There is no doubt in anybody's mind that when the threat of the dragons is removed, the Charr will begin their war against the humans anew.
Actually, I think there is reasonable doubt. It may be a line that Smodur is holding back from quenching to appease the hardliners, but given how generous he's being with the truce terms when they could just have been "okay, we'll just hold off on fighting one another until the common enemy is defeated", I think he is aiming for a longer-term peace and possibly alliance.
Keep in mind that the charr political climate, especially with regards to foreign policy, is very different to what it was in GW1. GW1 charr had an uneasy sometimes-friends-sometimes-enemies relationship with the norn and pretty much viewed anyone else as enemies or potential slaves. GW2 charr have developed a history of friendship with the norn, business relationships with the asura, and while still militaristic generally aren't the omnicidal warmongers we saw in GW1. Practically speaking, there's not much to be gained by continuing to bang heads against the literal stone wall of Ebonhawke, and ceding territory that was never going to be safe for the charr while the war continued is a small price to pay for ending that war.
Additionally, having a common enemy, and especially fighting side by side against a common enemy, is a strong uniting factor. Like Logan swearing not to fight charr at the end of EoD, resuming hostilities will probably be a much harder sell when a significant number of charr have had experience fighting alongside humans - even those that aren't part of an order will likely have the opportunity to do so through combined efforts in Blazeridge or the Fields of Ruin, the Pact presence in Fireheart Rise, or the likely campaign against Kralkatorrik.
Regarding the breaking of Stormcaller... I'd personally regard that as an unwise move if it was done by the three playable legions, given how useful it would be against the Flame Legion. As a result, I suspect it was the Flame Legion that instigated that before the rebellion occurred.
I for one hoped that orb you capture from the krait would have a bigger impact on the fight with Zhaitan.
As you said, Zhaitan (and the other dragons) are portrayed as forces of nature, but when we fight him he just sits there while we throw fireworks at his face..

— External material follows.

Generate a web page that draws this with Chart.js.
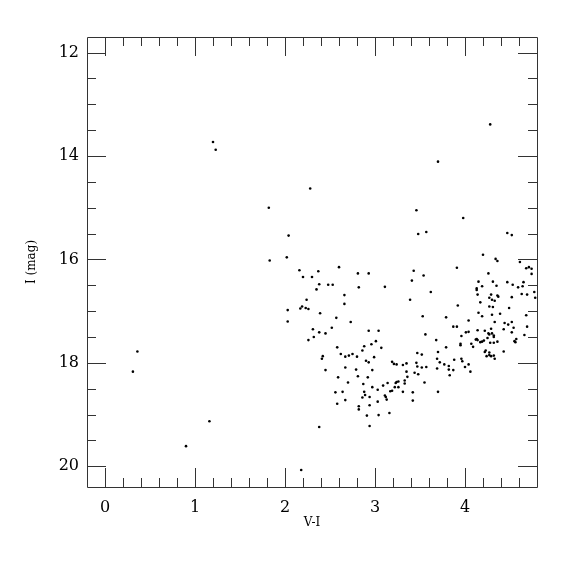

The orb was actually very important - it meant that the Pact had one area in the vicinity of Orr where Zhaitan couldn't just raise undead from anyone who fell. While we don't see it, I suspect the Pact made sure whenever possible to bring the bodies of the dead back to Fort Trinity so they could be safe from corruption.
It was in the Vigil story line, a orb that would defend people from getting undead.
Everyone sees it in the Fort Trinity personal story quest.
It's unrelated to the Vigil - whether you get that or not is determined by what you tell the Pale Tree is your greatest fear. Surprisingly enough, whatever you say is your greatest fear is what ends up happening!
I'm not racist irl, and it doesn't carry over to other games.
It's just, in my experience with GW2(And I had no issues with humans before the game was released), I noticed human players will stand on top of me while I'm downed and not res, or they'll hit a target that isn't important to the objective of an event, or they'll talk about how they did everything right and everyone else is an idiot. There was even a human necromancer who did absolutely no conditions whatsoever and tried to tell me I'm the idiot for expecting otherwise.
I could say the same thing about warriors, guardians, and other 'easy to play' professions (and I say this as someone who mains a guardian and a mesmer). The more popular options have a tendency to have the highest quotient of selfish players.
It's one reason why I'm generally much happier to see an engineer or even an elementalist (despite how poorly elementalists perform when soloing) than a warrior or guardian. Engineer and elementalist players, at least in the more difficult areas, tend to show a proficiency and perserverence that more than makes up for any shortfalls their profession might have, while the heavy professions seem much more likely to play poorly and/or abandon other players. From my experience, in fact, the effect of profession is stronger than the effect of race.